Home/Insights

Pager load

On-call rotas are disruptive, and it's important to minimise disruption where possible. This guide talks a lot about healthy on-call culture – shift swapping, compensating appropriately, etc – but when you're managing a team, it can be difficult to know when on-call has become painful.

By tracking frequency of pages and contextualising those pages for the type of disruption they caused the person, you can catch increases in pager load before they become harmful, and take proactive action to ease the pressure.

Last 30 days

If you're responsible for a team and want to understand on-call pressure, you can start by visualising pager load from the last 30 days.

Here's what that looks like for the incident.io team:

Last 30 days of pages for the incident.io engineering team

First thing to note is that pages are categorised by when they occurred in the recipients timezone. That's because not all pages are equal: being woken at 2am is very different to an in-working-hours 10am page when you're already in the office.
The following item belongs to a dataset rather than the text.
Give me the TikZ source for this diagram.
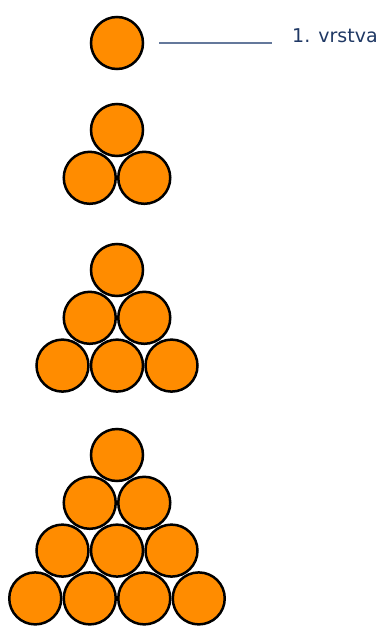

With that in mind, we're looking for spikes of late or sleeping pages to help catch if an individual has been significantly disrupted. In the example graph, we can see:

  • December 26th, with 3 pages all during sleeping hours (11pm-8am) which were received by a single person.
  • January 4th and 5th saw high numbers of late and sleeping pages, which is concerning as consecutive days should be considered worse than independent events.

For December 26th, the team proactively assigned cover for Alex when they arrived in the morning, having caught that he'd been paged several times in the night.

Filter for individuals

Looking at January 4th and 5th, Martha was on the pager. We can apply a filter to see only Martha's pager volume, which helps understand patterns for the individual:

Last 30 days of pages filtered for an individual

As we did for Alex, the team proactively covered Martha after the successive days of unsociable pages. But as a manager, you'd want to check-in to ensure Martha had taken time to recover. Additionally, knowing the level of disruption can help explain why a project is delayed, or other impacts on normal business.